For the genteel 21st-century theatregoer, it is all too easy to forget that, in Shakespeare's day, comedy was a raucous, often bawdy, sometimes downright vulgar affair.

To his credit, Gordon Barr, artistic director of Glasgow's annual Bard In The Botanics festival understands that the Elizabethans didn't go to a comedy to simply smile wryly at the wit. Consequently, his outdoor staging of The Comedy Of Errors is as rough-and-ready a production as one is likely to see.

Ignorant of their identical twins, the gentlemen Antipholus and their manservants Dromio (hailing from Ephesus and Syracuse) lead us headlong into a series of hilarious errors. Adding grist to the comic mill, Barr leaves behind attic Greece and Italy, preferring, with a light-hearted nod to September's referendum, a cartoonishly Scottish Ephesus, resplendent in garish plaid, a bunch of English Syracusians, and some over-the-top Americans for good measure.

What ensues is Shakespeare as high-energy, musical farce.
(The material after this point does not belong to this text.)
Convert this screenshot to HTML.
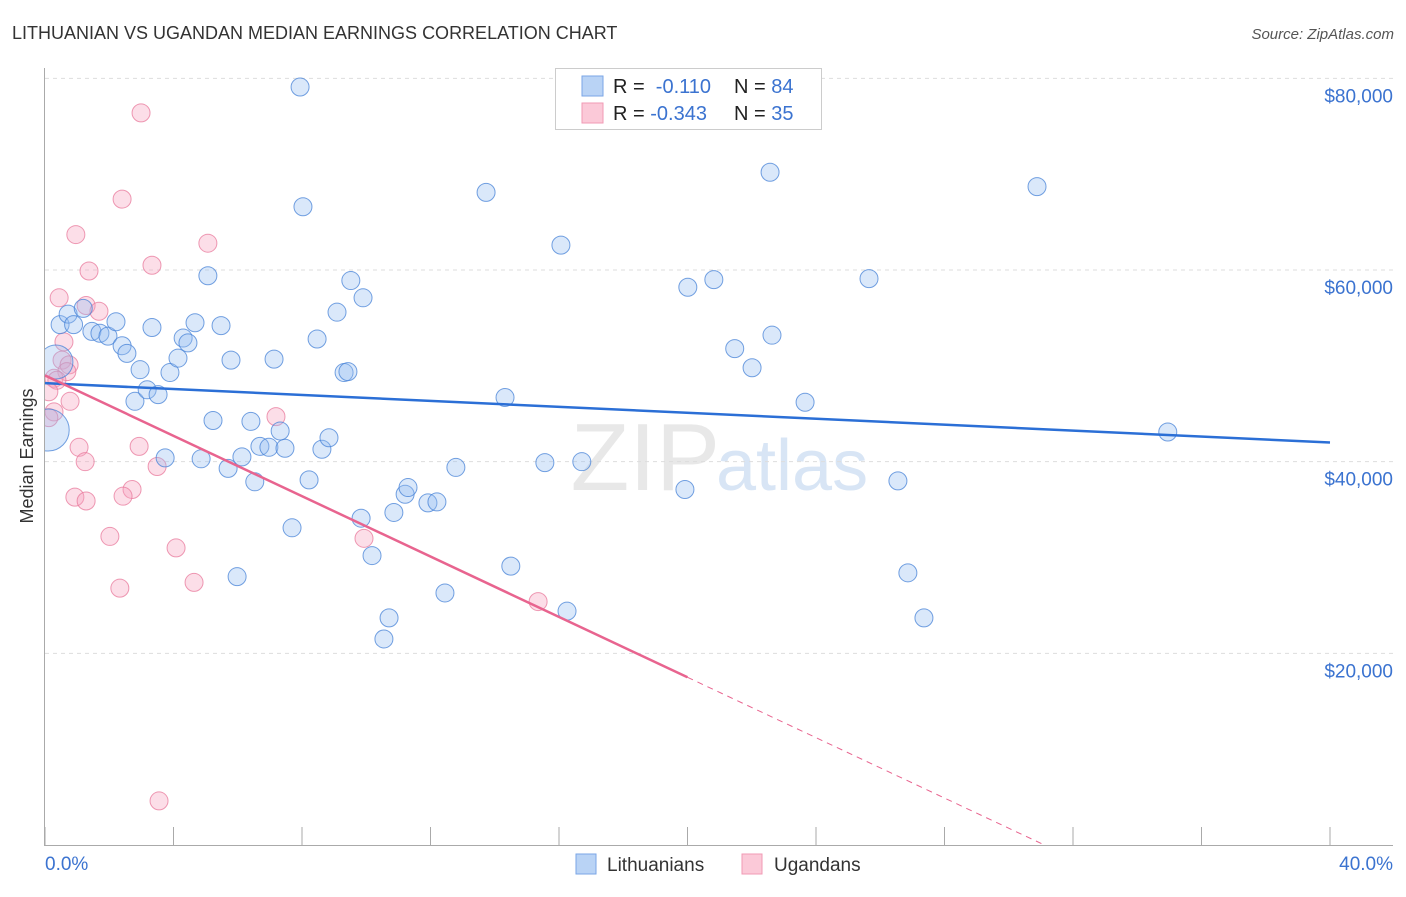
<!DOCTYPE html>
<html><head><meta charset="utf-8"><style>
body{margin:0;background:#fff;font-family:"Liberation Sans",sans-serif;}
text{font-family:"Liberation Sans",sans-serif;}
</style></head><body>
<svg id="chart" width="1406" height="892" xmlns="http://www.w3.org/2000/svg">
<defs><clipPath id="plotclip"><rect x="45" y="60" width="1360" height="785"/></clipPath></defs>
<text x="12" y="39" font-size="18" fill="#333">LITHUANIAN VS UGANDAN MEDIAN EARNINGS CORRELATION CHART</text>
<text x="1394" y="39" font-size="15" fill="#555" text-anchor="end" font-style="italic">Source: ZipAtlas.com</text>
<text transform="translate(33,456) rotate(-90)" font-size="18" fill="#333" text-anchor="middle">Median Earnings</text>
<text x="720" y="490" font-size="96" fill="#e8e8e8" text-anchor="end" font-family="Liberation Serif">ZIP</text>
<text x="716" y="490" font-size="72" fill="#d8e5f5">atlas</text>
<g id="grid"></g><g id="axes"></g><g id="pts" clip-path="url(#plotclip)"></g><g id="trends"></g>
<g>
<rect x="555.5" y="68.5" width="266" height="61" fill="#fff" stroke="#ccc"/>
<rect x="582" y="76" width="21" height="20" fill="#b9d3f5" stroke="#7aa6e6"/>
<rect x="582" y="103" width="21" height="20" fill="#fbc9d8" stroke="#f09ab4"/>
<text x="613" y="93" font-size="20" fill="#222">R = <tspan fill="#3b73d0">&#160;-0.110</tspan><tspan x="734">N = </tspan><tspan fill="#3b73d0">84</tspan></text>
<text x="613" y="120" font-size="20" fill="#222">R = <tspan fill="#3b73d0">-0.343</tspan><tspan x="734">N = </tspan><tspan fill="#3b73d0">35</tspan></text>
</g>
<g>
<rect x="576" y="854" width="20" height="20" fill="#b9d3f5" stroke="#7aa6e6"/>
<text x="607" y="871" font-size="19" fill="#333">Lithuanians</text>
<rect x="742" y="854" width="20" height="20" fill="#fbc9d8" stroke="#f09ab4"/>
<text x="774" y="871" font-size="19" fill="#333">Ugandans</text>
</g>
</svg>
<script>
const NS="http://www.w3.org/2000/svg";
const blueX=[7.94,0.34,0.1,0.47,0.72,0.89,1.19,1.46,1.71,1.96,2.21,2.40,2.55,2.96,2.80,3.18,3.52,3.33,3.89,4.14,4.30,4.45,4.67,5.07,5.23,5.48,5.79,3.74,4.86,5.70,6.13,6.53,6.41,6.69,6.97,7.47,7.32,7.13,5.98,7.69,8.03,8.22,8.47,8.62,8.84,9.09,9.31,9.43,9.52,9.90,9.84,10.18,10.71,10.55,10.86,11.21,11.30,11.92,12.20,12.45,12.79,13.73,14.32,14.50,15.56,16.06,16.25,16.71,19.92,20.01,20.82,21.47,22.01,22.57,22.63,23.66,25.65,26.55,26.86,27.36,30.88,34.95];
const blueY=[79.1,50.4,43.3,54.3,55.4,54.3,56.0,53.6,53.4,53.1,54.6,52.1,51.3,49.6,46.3,47.5,47.0,54.0,49.3,50.8,52.9,52.4,54.5,59.4,44.3,54.2,50.6,40.4,40.3,39.3,40.5,37.9,44.2,41.6,41.5,41.4,43.2,50.7,28.0,33.1,66.6,38.1,52.8,41.3,42.5,55.6,49.3,49.4,58.9,57.1,34.1,30.2,23.7,21.5,34.7,36.6,37.3,35.7,35.8,26.3,39.4,68.1,46.7,29.1,39.9,62.6,24.4,40.0,37.1,58.2,59.0,51.8,49.8,70.2,53.2,46.2,59.1,38.0,28.4,23.7,68.7,43.1];
const blueSize=blueX.map((v,i)=>i===1?17:(i===2?21:9));
const pinkX=[2.99,2.40,0.96,5.07,3.33,1.37,0.44,1.28,1.68,0.59,0.53,0.75,0.68,0.28,0.37,0.12,0.78,0.28,0.12,7.19,1.06,2.93,1.25,3.49,2.71,2.43,0.93,1.28,9.93,2.02,4.08,4.64,2.33,15.35,3.55];
const pinkY=[76.4,67.4,63.7,62.8,60.5,59.9,57.1,56.3,55.7,52.5,50.6,50.1,49.4,48.7,48.5,47.3,46.3,45.2,44.6,44.7,41.5,41.6,40.0,39.5,37.1,36.4,36.3,35.9,32.0,32.2,31.0,27.4,26.8,25.4,4.6];
const yTicks=[20000,40000,60000,80000];
const yTickLabels=["$20,000","$40,000","$60,000","$80,000"];
const xTicks=[0,4,8,12,16,20,24,28,32,36,40];
const blueTrend=[48.2,42.0];
const pinkTrend=[49.0,-1.575];
const pinkSolidEnd=20;
const X=v=>45+v*32.125;
const Y=k=>845-k*9.583;
function mk(t,a,p){const e=document.createElementNS(NS,t);for(const k in a)e.setAttribute(k,a[k]);p.appendChild(e);return e;}
const grid=document.getElementById('grid'),axes=document.getElementById('axes'),pts=document.getElementById('pts'),tr=document.getElementById('trends');
yTicks.forEach((v,i)=>{
 const l=mk('line',{x1:45,x2:1393,y1:Y(v/1000),y2:Y(v/1000),stroke:'#ddd','stroke-dasharray':'4,4'},grid);
 
 
 const t=mk('text',{x:1393,y:Y(v/1000)+24,'font-size':19,fill:'#3b73d0','text-anchor':'end'},grid);
 t.textContent=yTickLabels[i];
 
 
});
const ya=mk('line',{x1:44.5,x2:44.5,y1:68,y2:845,stroke:'#aaa'},axes);


const xa=mk('line',{x1:44,x2:1393,y1:845.5,y2:845.5,stroke:'#aaa'},axes);


xTicks.forEach(v=>{const t=mk('line',{x1:X(v),x2:X(v),y1:827,y2:845,stroke:'#aaa'},axes);
 
 });
const xl0=mk('text',{x:45,y:870,'font-size':19,fill:'#3b73d0'},axes);xl0.textContent='0.0%';


const xl1=mk('text',{x:1393,y:870,'font-size':19,fill:'#3b73d0','text-anchor':'end'},axes);xl1.textContent='40.0%';


pinkX.forEach((v,i)=>{const c=mk('circle',{cx:X(v),cy:Y(pinkY[i]),r:9,fill:'rgba(246,160,188,0.35)',stroke:'rgba(232,120,155,0.75)','stroke-width':1},pts);
 
 });
blueX.forEach((v,i)=>{const c=mk('circle',{cx:X(v),cy:Y(blueY[i]),r:blueSize[i],fill:'rgba(150,190,240,0.35)',stroke:'rgba(70,130,215,0.75)','stroke-width':1},pts);
 
 });
const bt=mk('line',{x1:X(0),y1:Y(blueTrend[0]),x2:X(40),y2:Y(blueTrend[1]),stroke:'#2b6fd6','stroke-width':2.5},tr);


const pv=x=>pinkTrend[0]+pinkTrend[1]*x;
const pt=mk('line',{x1:X(0),y1:Y(pv(0)),x2:X(pinkSolidEnd),y2:Y(pv(pinkSolidEnd)),stroke:'#e8648f','stroke-width':2.5},tr);


const zx=-pinkTrend[0]/pinkTrend[1];
const pd=mk('line',{x1:X(pinkSolidEnd),y1:Y(pv(pinkSolidEnd)),x2:X(zx),y2:Y(0),stroke:'#e8648f','stroke-width':1,'stroke-dasharray':'6,5'},tr);


</script>
</body></html>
Often played at breakneck speed, the production owes as much to the slapstick violence of Vic Reeves and the 1970s sauciness of Benny Hill as to anything of the Bard's invention; indeed, no sooner does one think, "they might as well use the Benny Hill theme tune", than the cast, including Flora Sowerby's short skirted, soft porn cop, are running around as Hill's signature music is played on kazoos.

Occasionally one feels that some members of the cast lack the full set of skills required to play comedy at this speed. However, the momentary lapses are easily forgiven when one considers the inventiveness of Kirk Bagé's conjuror Dr Pinch, who is reinvented as a self-aggrandising American TV evangelist in a lurid suit.

There are fine, comically exaggerated performances across the cast, not least by all four of the doppelgangers (Tom Duncan and James Ronan as the Antipholuses, and David James Kirkwood and Robert Elkin as the Dromios). Wearing its referendum politics very lightly indeed, this Comedy Of Errors makes up in confident daftness anything it might lose in subtlety.

If Barr's production is something of a rough diamond, there is, as one might expect, a great deal more professional polish to be found in Pitlochry Festival Theatre's new comic musical, Whisky Kisses. Created by Euan Martin, Dave Smith and James Bryce for Cameron MacKintosh's Highland Quest For A Musical, which culminated in 2007, the show follows the fate of the oldest bottle of the Glenigma, reputed to be one of the greatest Scotch whiskies in the world.

The Highland distillery has fallen on hard times, thanks to the gambling debts of its former owner, and now his daughter, Mary McGregor (played charmingly by Mairi Morrison), is auctioning the great bottle in order to provide some sort of redundancy package for her soon-to-be-unemployed staff. What follows is an unapologetically romantic tale in which the arrival in the glen of two wealthy collectors from America and Japan becomes a spiritual journey of discovery for everyone involved.

Sadly, the opening, appropriately Broadway-style song, Got To Have It, turns out to be the most memorable in the show. More worryingly still, besides Morrison (when she's signing in Gaelic) and Scott Armstrong (as Munro's assistant), few members of the cast could be properly classified as singers.